DATA SEGMENT →

────────────────────────────────────────

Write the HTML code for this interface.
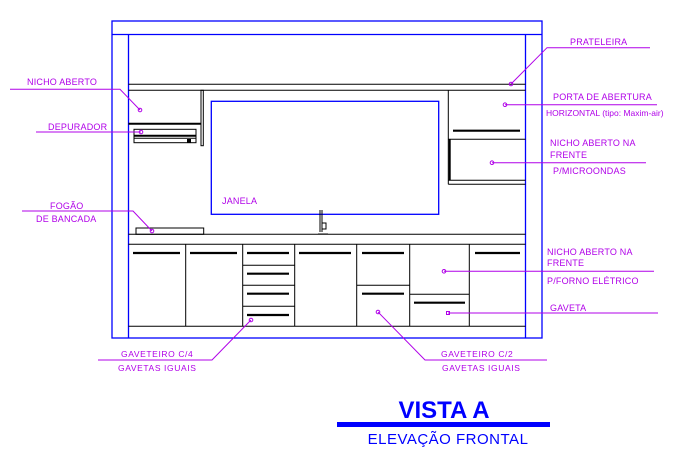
<!DOCTYPE html>
<html><head><style>body{margin:0;background:#fff}svg{display:block}</style></head><body>
<svg width="683" height="451" xmlns="http://www.w3.org/2000/svg" font-family="Liberation Sans, sans-serif">
<g fill="none" stroke="#0000ff" stroke-width="1.3">
<rect x="112" y="21" width="430" height="317"/>
<line x1="112" y1="34.5" x2="542" y2="34.5"/>
<line x1="128.5" y1="34.5" x2="128.5" y2="338"/>
<line x1="525.5" y1="34.5" x2="525.5" y2="338"/>
<rect x="211.3" y="101.3" width="227.4" height="113"/>
</g>
<g fill="none" stroke="#000" stroke-width="1">
<line x1="128.5" y1="84.3" x2="525.5" y2="84.3"/>
<line x1="128.5" y1="90.3" x2="525.5" y2="90.3"/>
<rect x="201" y="90.3" width="2.3" height="55.4"/>
<line x1="128.5" y1="123.7" x2="201" y2="123.7" stroke-width="2"/>
<rect x="134" y="129.3" width="62" height="13.4"/>
<line x1="134" y1="135.7" x2="196" y2="135.7" stroke-width="2"/>
<line x1="134" y1="138.3" x2="196" y2="138.3"/>
<line x1="448.3" y1="90.3" x2="448.3" y2="184.3"/>
<line x1="453" y1="130.7" x2="520" y2="130.7" stroke-width="2.2"/>
<line x1="448.3" y1="139.3" x2="525.5" y2="139.3"/>
<line x1="449.7" y1="139.3" x2="449.7" y2="180.3" stroke-width="2"/>
<line x1="448.3" y1="180.3" x2="525.5" y2="180.3"/>
<line x1="448.3" y1="184.3" x2="525.5" y2="184.3"/>
<rect x="136" y="228" width="67.7" height="6.3"/>
<line x1="128.5" y1="234.3" x2="525.5" y2="234.3"/>
<line x1="128.5" y1="244.3" x2="525.5" y2="244.3"/>
<line x1="128.5" y1="326.3" x2="525.5" y2="326.3"/>
<line x1="185.7" y1="244.3" x2="185.7" y2="326.3"/>
<line x1="242.7" y1="244.3" x2="242.7" y2="326.3"/>
<line x1="294.7" y1="244.3" x2="294.7" y2="326.3"/>
<line x1="356.7" y1="244.3" x2="356.7" y2="326.3"/>
<line x1="409.7" y1="244.3" x2="409.7" y2="326.3"/>
<line x1="469.3" y1="244.3" x2="469.3" y2="326.3"/>
<line x1="242.7" y1="265.3" x2="294.7" y2="265.3"/>
<line x1="242.7" y1="285.3" x2="294.7" y2="285.3"/>
<line x1="242.7" y1="306.3" x2="294.7" y2="306.3"/>
<line x1="356.7" y1="285.3" x2="409.7" y2="285.3"/>
<line x1="409.7" y1="294.3" x2="469.3" y2="294.3"/>
<line x1="320" y1="210" x2="320" y2="232"/>
<line x1="322" y1="210" x2="322" y2="232"/>
<rect x="322" y="223" width="4" height="6"/>
<line x1="318" y1="234" x2="328" y2="234"/>
</g>
<rect x="187" y="139" width="4" height="3.5" fill="#000"/>
<g stroke="#000" stroke-width="2.2">
<line x1="133" y1="253" x2="180" y2="253"/><line x1="190" y1="253" x2="237" y2="253"/>
<line x1="247" y1="253" x2="289" y2="253"/><line x1="299" y1="253" x2="351" y2="253"/>
<line x1="362" y1="253" x2="404" y2="253"/><line x1="475" y1="253" x2="520" y2="253"/>
<line x1="247" y1="273.7" x2="289" y2="273.7"/><line x1="247" y1="293.7" x2="289" y2="293.7"/>
<line x1="247" y1="315" x2="289" y2="315"/><line x1="362" y1="293.7" x2="404" y2="293.7"/>
<line x1="414" y1="302.7" x2="465" y2="302.7"/>
</g>
<g fill="none" stroke="#b000e8" stroke-width="1">
<polyline points="10,89.3 120,89.3 140,110"/>
<line x1="36" y1="132" x2="141" y2="132"/>
<polyline points="22,211 133,211 152,231"/>
<polyline points="650,47.7 547,47.7 511,84"/>
<line x1="505" y1="104.7" x2="657" y2="104.7"/>
<line x1="492" y1="162.7" x2="646" y2="162.7"/>
<line x1="444" y1="271.3" x2="654" y2="271.3"/>
<line x1="448" y1="313" x2="658" y2="313"/>
<polyline points="98,360 212,360 251,320"/>
<polyline points="547,360 425,360 378,312"/>
<circle cx="140" cy="110" r="1.8"/><circle cx="141" cy="132" r="1.8"/><circle cx="152" cy="231" r="1.8"/>
<circle cx="511" cy="84" r="1.8"/><circle cx="505" cy="104.7" r="1.8"/><circle cx="492" cy="162.7" r="1.8"/>
<circle cx="444" cy="271.3" r="1.8"/><rect x="446.5" y="311.5" width="3" height="3"/>
<circle cx="251" cy="320" r="1.8"/><circle cx="378" cy="312" r="1.8"/>
</g>
<g fill="#b000e8" font-size="9" letter-spacing="0.2">
<text x="27" y="85">NICHO ABERTO</text>
<text x="48" y="130">DEPURADOR</text>
<text x="50" y="209">FOGÃO</text>
<text x="36" y="222">DE BANCADA</text>
<text x="222" y="204">JANELA</text>
<text x="570" y="45">PRATELEIRA</text>
<text x="553" y="100">PORTA DE ABERTURA</text>
<text x="546" y="116" letter-spacing="0" font-size="8.5">HORIZONTAL (tipo: Maxim-air)</text>
<text x="550" y="146">NICHO ABERTO NA</text>
<text x="550" y="158">FRENTE</text>
<text x="553" y="174">P/MICROONDAS</text>
<text x="547" y="255">NICHO ABERTO NA</text>
<text x="547" y="266">FRENTE</text>
<text x="547" y="284">P/FORNO ELÉTRICO</text>
<text x="550" y="311">GAVETA</text>
<text x="121" y="357" font-size="8.5" letter-spacing="0.6">GAVETEIRO C/4</text>
<text x="118" y="371" font-size="8.5" letter-spacing="0.6">GAVETAS IGUAIS</text>
<text x="441" y="357" font-size="8.5" letter-spacing="0.6">GAVETEIRO C/2</text>
<text x="442" y="371" font-size="8.5" letter-spacing="0.6">GAVETAS IGUAIS</text>
</g>
<text x="444" y="418" fill="#0000ff" font-size="24" font-weight="bold" text-anchor="middle">VISTA A</text>
<rect x="337" y="422" width="213" height="5" fill="#0000ff"/>
<text x="448" y="444" fill="#0000ff" font-size="15" text-anchor="middle" letter-spacing="0.5">ELEVAÇÃO FRONTAL</text>
</svg>
</body></html>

────────────────────────────────────────

GOAL → Every line of the data should be copied as it stands, without the images.

OUTPUT OF THE TASK →
Write the HTML code for this interface.
<!DOCTYPE html>
<html><head><style>body{margin:0;background:#fff}svg{display:block}</style></head><body>
<svg width="683" height="451" xmlns="http://www.w3.org/2000/svg" font-family="Liberation Sans, sans-serif">
<g fill="none" stroke="#0000ff" stroke-width="1.3">
<rect x="112" y="21" width="430" height="317"/>
<line x1="112" y1="34.5" x2="542" y2="34.5"/>
<line x1="128.5" y1="34.5" x2="128.5" y2="338"/>
<line x1="525.5" y1="34.5" x2="525.5" y2="338"/>
<rect x="211.3" y="101.3" width="227.4" height="113"/>
</g>
<g fill="none" stroke="#000" stroke-width="1">
<line x1="128.5" y1="84.3" x2="525.5" y2="84.3"/>
<line x1="128.5" y1="90.3" x2="525.5" y2="90.3"/>
<rect x="201" y="90.3" width="2.3" height="55.4"/>
<line x1="128.5" y1="123.7" x2="201" y2="123.7" stroke-width="2"/>
<rect x="134" y="129.3" width="62" height="13.4"/>
<line x1="134" y1="135.7" x2="196" y2="135.7" stroke-width="2"/>
<line x1="134" y1="138.3" x2="196" y2="138.3"/>
<line x1="448.3" y1="90.3" x2="448.3" y2="184.3"/>
<line x1="453" y1="130.7" x2="520" y2="130.7" stroke-width="2.2"/>
<line x1="448.3" y1="139.3" x2="525.5" y2="139.3"/>
<line x1="449.7" y1="139.3" x2="449.7" y2="180.3" stroke-width="2"/>
<line x1="448.3" y1="180.3" x2="525.5" y2="180.3"/>
<line x1="448.3" y1="184.3" x2="525.5" y2="184.3"/>
<rect x="136" y="228" width="67.7" height="6.3"/>
<line x1="128.5" y1="234.3" x2="525.5" y2="234.3"/>
<line x1="128.5" y1="244.3" x2="525.5" y2="244.3"/>
<line x1="128.5" y1="326.3" x2="525.5" y2="326.3"/>
<line x1="185.7" y1="244.3" x2="185.7" y2="326.3"/>
<line x1="242.7" y1="244.3" x2="242.7" y2="326.3"/>
<line x1="294.7" y1="244.3" x2="294.7" y2="326.3"/>
<line x1="356.7" y1="244.3" x2="356.7" y2="326.3"/>
<line x1="409.7" y1="244.3" x2="409.7" y2="326.3"/>
<line x1="469.3" y1="244.3" x2="469.3" y2="326.3"/>
<line x1="242.7" y1="265.3" x2="294.7" y2="265.3"/>
<line x1="242.7" y1="285.3" x2="294.7" y2="285.3"/>
<line x1="242.7" y1="306.3" x2="294.7" y2="306.3"/>
<line x1="356.7" y1="285.3" x2="409.7" y2="285.3"/>
<line x1="409.7" y1="294.3" x2="469.3" y2="294.3"/>
<line x1="320" y1="210" x2="320" y2="232"/>
<line x1="322" y1="210" x2="322" y2="232"/>
<rect x="322" y="223" width="4" height="6"/>
<line x1="318" y1="234" x2="328" y2="234"/>
</g>
<rect x="187" y="139" width="4" height="3.5" fill="#000"/>
<g stroke="#000" stroke-width="2.2">
<line x1="133" y1="253" x2="180" y2="253"/><line x1="190" y1="253" x2="237" y2="253"/>
<line x1="247" y1="253" x2="289" y2="253"/><line x1="299" y1="253" x2="351" y2="253"/>
<line x1="362" y1="253" x2="404" y2="253"/><line x1="475" y1="253" x2="520" y2="253"/>
<line x1="247" y1="273.7" x2="289" y2="273.7"/><line x1="247" y1="293.7" x2="289" y2="293.7"/>
<line x1="247" y1="315" x2="289" y2="315"/><line x1="362" y1="293.7" x2="404" y2="293.7"/>
<line x1="414" y1="302.7" x2="465" y2="302.7"/>
</g>
<g fill="none" stroke="#b000e8" stroke-width="1">
<polyline points="10,89.3 120,89.3 140,110"/>
<line x1="36" y1="132" x2="141" y2="132"/>
<polyline points="22,211 133,211 152,231"/>
<polyline points="650,47.7 547,47.7 511,84"/>
<line x1="505" y1="104.7" x2="657" y2="104.7"/>
<line x1="492" y1="162.7" x2="646" y2="162.7"/>
<line x1="444" y1="271.3" x2="654" y2="271.3"/>
<line x1="448" y1="313" x2="658" y2="313"/>
<polyline points="98,360 212,360 251,320"/>
<polyline points="547,360 425,360 378,312"/>
<circle cx="140" cy="110" r="1.8"/><circle cx="141" cy="132" r="1.8"/><circle cx="152" cy="231" r="1.8"/>
<circle cx="511" cy="84" r="1.8"/><circle cx="505" cy="104.7" r="1.8"/><circle cx="492" cy="162.7" r="1.8"/>
<circle cx="444" cy="271.3" r="1.8"/><rect x="446.5" y="311.5" width="3" height="3"/>
<circle cx="251" cy="320" r="1.8"/><circle cx="378" cy="312" r="1.8"/>
</g>
<g fill="#b000e8" font-size="9" letter-spacing="0.2">
<text x="27" y="85">NICHO ABERTO</text>
<text x="48" y="130">DEPURADOR</text>
<text x="50" y="209">FOGÃO</text>
<text x="36" y="222">DE BANCADA</text>
<text x="222" y="204">JANELA</text>
<text x="570" y="45">PRATELEIRA</text>
<text x="553" y="100">PORTA DE ABERTURA</text>
<text x="546" y="116" letter-spacing="0" font-size="8.5">HORIZONTAL (tipo: Maxim-air)</text>
<text x="550" y="146">NICHO ABERTO NA</text>
<text x="550" y="158">FRENTE</text>
<text x="553" y="174">P/MICROONDAS</text>
<text x="547" y="255">NICHO ABERTO NA</text>
<text x="547" y="266">FRENTE</text>
<text x="547" y="284">P/FORNO ELÉTRICO</text>
<text x="550" y="311">GAVETA</text>
<text x="121" y="357" font-size="8.5" letter-spacing="0.6">GAVETEIRO C/4</text>
<text x="118" y="371" font-size="8.5" letter-spacing="0.6">GAVETAS IGUAIS</text>
<text x="441" y="357" font-size="8.5" letter-spacing="0.6">GAVETEIRO C/2</text>
<text x="442" y="371" font-size="8.5" letter-spacing="0.6">GAVETAS IGUAIS</text>
</g>
<text x="444" y="418" fill="#0000ff" font-size="24" font-weight="bold" text-anchor="middle">VISTA A</text>
<rect x="337" y="422" width="213" height="5" fill="#0000ff"/>
<text x="448" y="444" fill="#0000ff" font-size="15" text-anchor="middle" letter-spacing="0.5">ELEVAÇÃO FRONTAL</text>
</svg>
</body></html>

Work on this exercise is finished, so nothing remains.